◆ **Task**
Without the pictures, can you quote each line below exactly?

*-*-*

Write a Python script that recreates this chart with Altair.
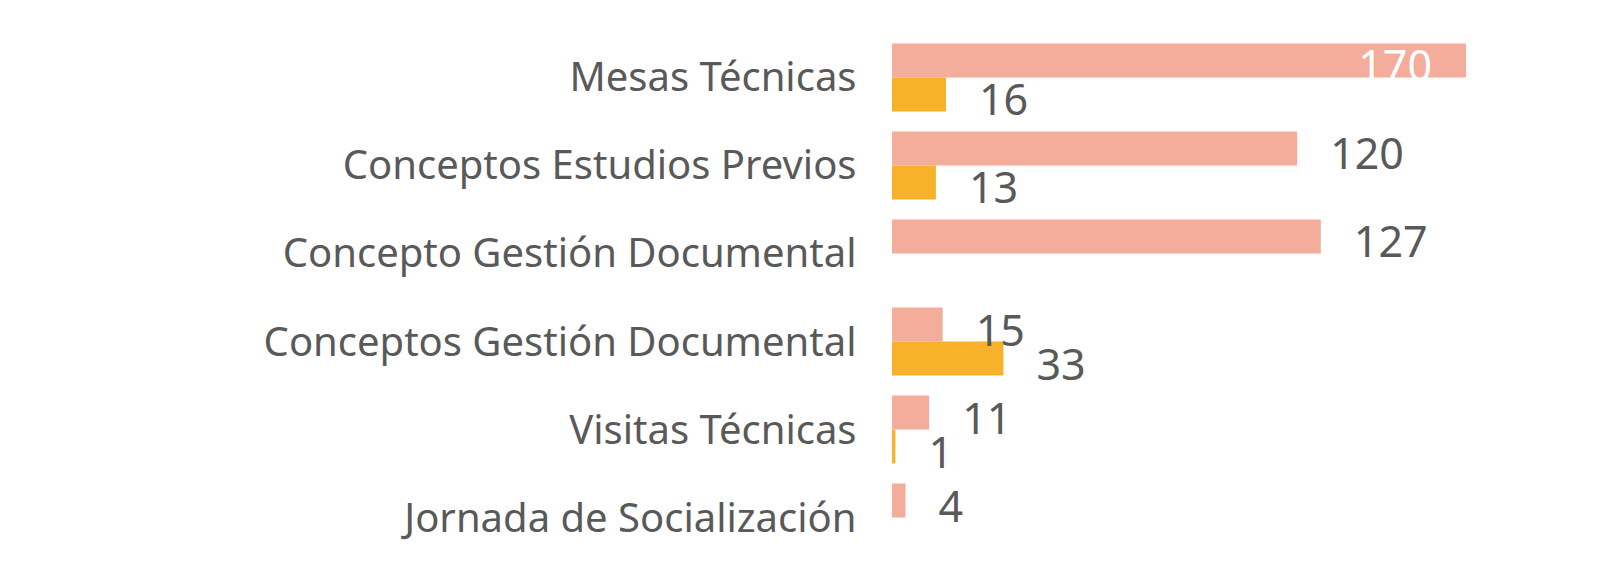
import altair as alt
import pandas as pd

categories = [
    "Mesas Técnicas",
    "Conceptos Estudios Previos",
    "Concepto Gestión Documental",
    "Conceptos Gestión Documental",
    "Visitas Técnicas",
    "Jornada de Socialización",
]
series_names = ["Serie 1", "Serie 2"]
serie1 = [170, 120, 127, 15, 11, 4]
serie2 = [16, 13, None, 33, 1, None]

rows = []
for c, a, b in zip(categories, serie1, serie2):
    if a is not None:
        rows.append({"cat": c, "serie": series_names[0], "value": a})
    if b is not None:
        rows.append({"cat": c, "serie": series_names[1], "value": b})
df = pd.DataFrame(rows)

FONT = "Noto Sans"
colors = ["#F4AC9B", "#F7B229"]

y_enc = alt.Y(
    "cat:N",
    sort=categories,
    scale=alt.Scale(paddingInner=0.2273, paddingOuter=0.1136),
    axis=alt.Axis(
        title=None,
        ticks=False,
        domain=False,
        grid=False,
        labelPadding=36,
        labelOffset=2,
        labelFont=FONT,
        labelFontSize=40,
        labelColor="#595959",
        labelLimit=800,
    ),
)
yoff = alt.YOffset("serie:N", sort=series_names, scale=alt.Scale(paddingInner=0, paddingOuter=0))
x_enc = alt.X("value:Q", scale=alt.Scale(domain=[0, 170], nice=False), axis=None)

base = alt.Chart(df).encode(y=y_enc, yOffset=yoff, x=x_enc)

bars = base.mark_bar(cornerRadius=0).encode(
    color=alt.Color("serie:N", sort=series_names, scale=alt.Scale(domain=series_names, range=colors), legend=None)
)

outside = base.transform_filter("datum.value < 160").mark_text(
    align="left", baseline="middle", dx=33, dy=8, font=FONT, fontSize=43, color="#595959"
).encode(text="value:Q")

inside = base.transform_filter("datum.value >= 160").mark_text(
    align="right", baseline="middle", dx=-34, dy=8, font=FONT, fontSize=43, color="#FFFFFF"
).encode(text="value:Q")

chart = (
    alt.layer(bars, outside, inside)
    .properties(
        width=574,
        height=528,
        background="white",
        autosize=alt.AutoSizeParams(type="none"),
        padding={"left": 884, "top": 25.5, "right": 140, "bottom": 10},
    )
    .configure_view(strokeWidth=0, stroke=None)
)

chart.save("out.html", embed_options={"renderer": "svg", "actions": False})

*-*-*

◆ **Worked answer**
Write a Python script that recreates this chart with Altair.
import altair as alt
import pandas as pd

categories = [
    "Mesas Técnicas",
    "Conceptos Estudios Previos",
    "Concepto Gestión Documental",
    "Conceptos Gestión Documental",
    "Visitas Técnicas",
    "Jornada de Socialización",
]
series_names = ["Serie 1", "Serie 2"]
serie1 = [170, 120, 127, 15, 11, 4]
serie2 = [16, 13, None, 33, 1, None]

rows = []
for c, a, b in zip(categories, serie1, serie2):
    if a is not None:
        rows.append({"cat": c, "serie": series_names[0], "value": a})
    if b is not None:
        rows.append({"cat": c, "serie": series_names[1], "value": b})
df = pd.DataFrame(rows)

FONT = "Noto Sans"
colors = ["#F4AC9B", "#F7B229"]

y_enc = alt.Y(
    "cat:N",
    sort=categories,
    scale=alt.Scale(paddingInner=0.2273, paddingOuter=0.1136),
    axis=alt.Axis(
        title=None,
        ticks=False,
        domain=False,
        grid=False,
        labelPadding=36,
        labelOffset=2,
        labelFont=FONT,
        labelFontSize=40,
        labelColor="#595959",
        labelLimit=800,
    ),
)
yoff = alt.YOffset("serie:N", sort=series_names, scale=alt.Scale(paddingInner=0, paddingOuter=0))
x_enc = alt.X("value:Q", scale=alt.Scale(domain=[0, 170], nice=False), axis=None)

base = alt.Chart(df).encode(y=y_enc, yOffset=yoff, x=x_enc)

bars = base.mark_bar(cornerRadius=0).encode(
    color=alt.Color("serie:N", sort=series_names, scale=alt.Scale(domain=series_names, range=colors), legend=None)
)

outside = base.transform_filter("datum.value < 160").mark_text(
    align="left", baseline="middle", dx=33, dy=8, font=FONT, fontSize=43, color="#595959"
).encode(text="value:Q")

inside = base.transform_filter("datum.value >= 160").mark_text(
    align="right", baseline="middle", dx=-34, dy=8, font=FONT, fontSize=43, color="#FFFFFF"
).encode(text="value:Q")

chart = (
    alt.layer(bars, outside, inside)
    .properties(
        width=574,
        height=528,
        background="white",
        autosize=alt.AutoSizeParams(type="none"),
        padding={"left": 884, "top": 25.5, "right": 140, "bottom": 10},
    )
    .configure_view(strokeWidth=0, stroke=None)
)

chart.save("out.html", embed_options={"renderer": "svg", "actions": False})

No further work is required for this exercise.